The JOBS Act did, however, amend the definition of "held of record" to exclude equity securities held by persons who received the securities pursuant to employee compensation plans in transactions exempt from registration under the Securities Act of 1933. The JOBS Act directs the SEC to adopt regulations implementing this change and to adopt regulations that exclude securities issued pursuant to the newly established "crowdfunding" exemption.
These new provisions provide further opportunities for companies to raise capital through sales of shares and to offer equity incentive compensation without registering under the Exchange Act and becoming subject to the attendant reporting and compliance obligations.
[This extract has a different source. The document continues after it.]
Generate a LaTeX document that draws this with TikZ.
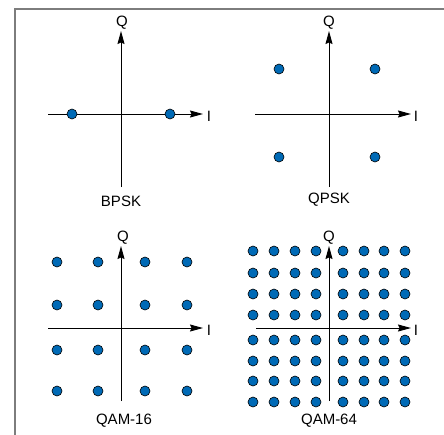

The provisions of the securities laws related to the offer and sale of securities of course continue to apply.
As a result of these new provisions, private companies with large numbers of shareholders will likely want to establish procedures to track whether shareholders are accredited or non-accredited, and whether shareholders received shares pursuant to qualified compensation plans or the crowdfunding exemption.
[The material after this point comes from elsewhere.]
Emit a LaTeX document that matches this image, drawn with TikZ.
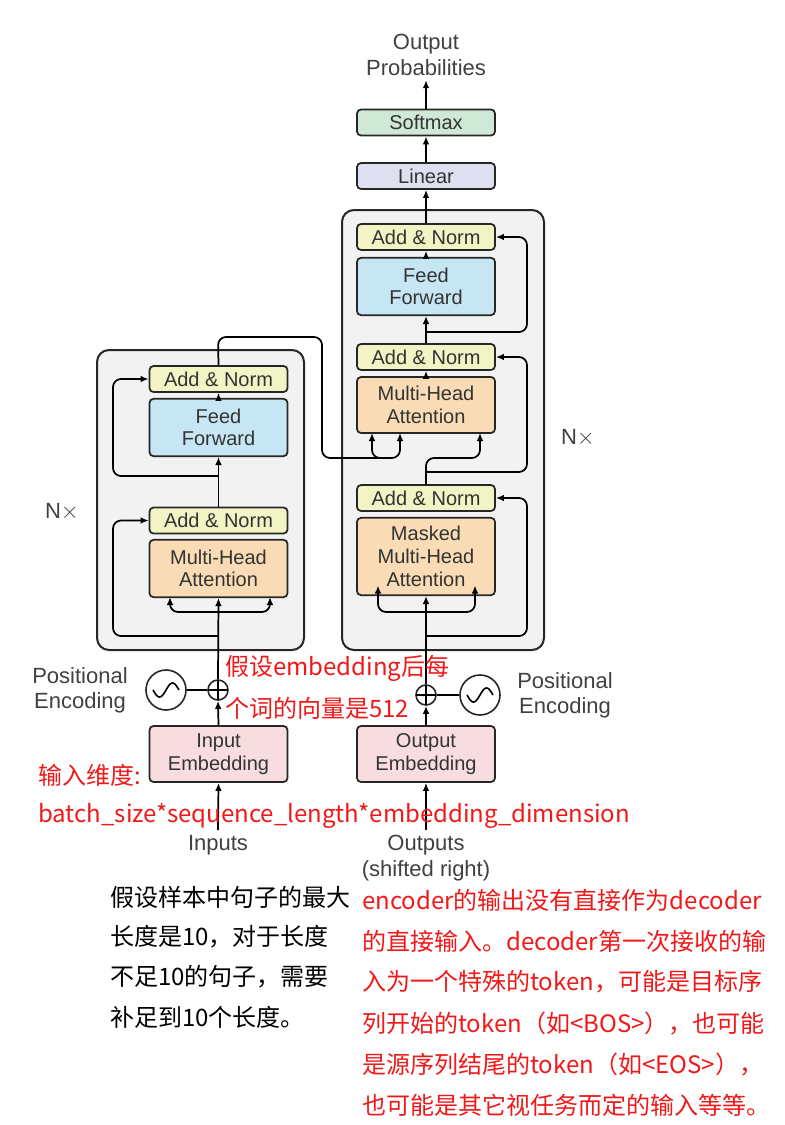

Did the JOBS Act Change the Deregistration Thresholds for Banks and Bank Holding Companies?
The JOBS Act also changes the threshold for Exchange Act deregistration for banks and bank holding companies. Previously, in order to deregister under the Exchange Act, all companies were required to have fewer than 300 shareholders of record in order to be eligible for deregistration. Banks and bank holding companies will now be able to deregister a class of securities from Section 12(g) of the Exchange Act if the number of record holders of that class of security falls below 1,200 persons. For all other companies, the 300-person threshold for deregistration remains in place.
The SEC must issue final rules implementing the amended deregistration threshold within one year of the date of enactment of the JOBS Act. However, FAQs issued by the SEC's Division of Corporation Finance on April 11, 2012 and oral statements made by Division staff suggest that the staff views the reforms as effective immediately, particularly as they affect bank holding companies. This increased floor may provide a reduced regulatory burden for community banks or other small banks with numerous shareholders.